ANSI Formatting

The io.aviso.ansi namespace defines a number of functions and constants for producing ANSI escape codes.

Starting with 1.4, the compose function is the best way to construct text with ANSI escape codes:

Example ANSI formatting

compose uses a Hiccup inspired data structure to identify how different vector blocks of text should be formatted.

Constants and Functions

compose is built on top of a large number of underlying functions and constants.

ANSI supports eight named colors, each with a bright variant. For each of the supported colors (black, red, green, yellow, blue, magenta, cyan, and white) there will be four functions and four constants:

  • [bright-] color - function to set foreground text color
  • [bright-] color-bg - function to set background color
  • [bright-] color-font - constant that enables the text color
  • [bright-] color-bg-font - constant that enables the color as background

For example, for the color green there will be green, green-bg, bright-green, and bright-green-bg functions, and constants green-font, green-bg-font, bright-green-font, and bright-green-bg-font.

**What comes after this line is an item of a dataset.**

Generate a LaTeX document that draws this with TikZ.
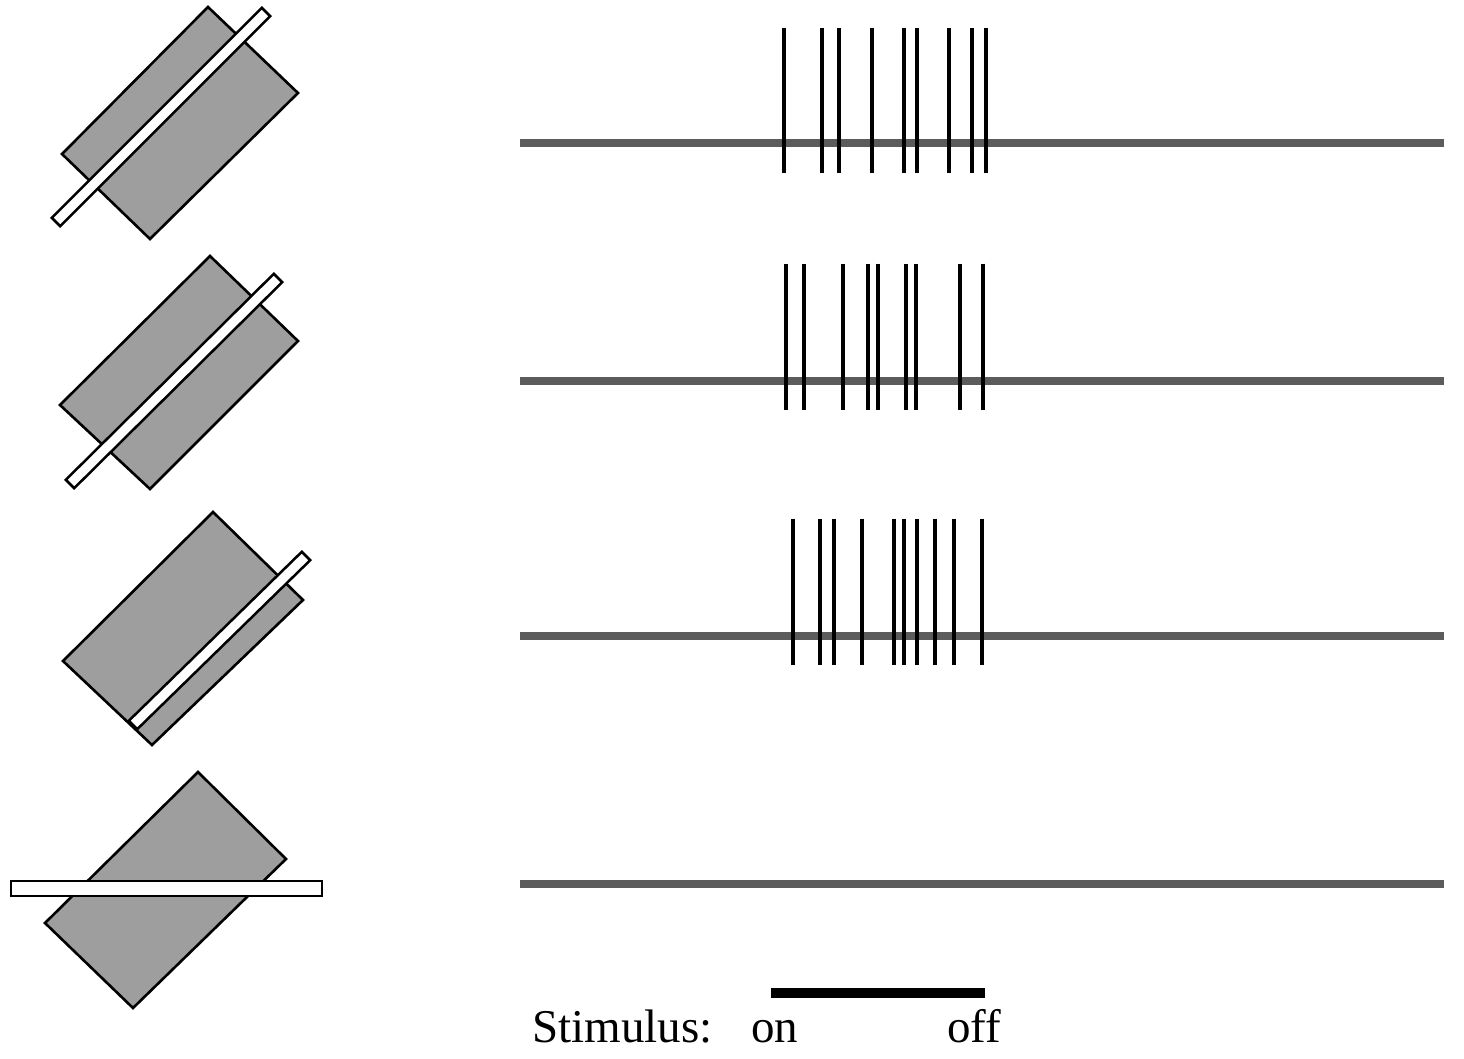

The functions are passed a string and wrap the string with ANSI codes to enable the specific font attributes, with a reset of all attributes after the string.

Note that the exact color interpretation of the ANSI codes varies significantly between platforms and applications, and is frequently configurable, often using themes. You may need to adjust your application’s settings to get an optimum display.

In addition to color, text can be: * bold, faint, or plain * italic or roman * inverse (which inverts the foreground and background colors) or normal * underlined or not-underlined

For each of these, there is a function and a -font constant.

Finally, reset-font is a constant that reverts all font characteristics back to defaults.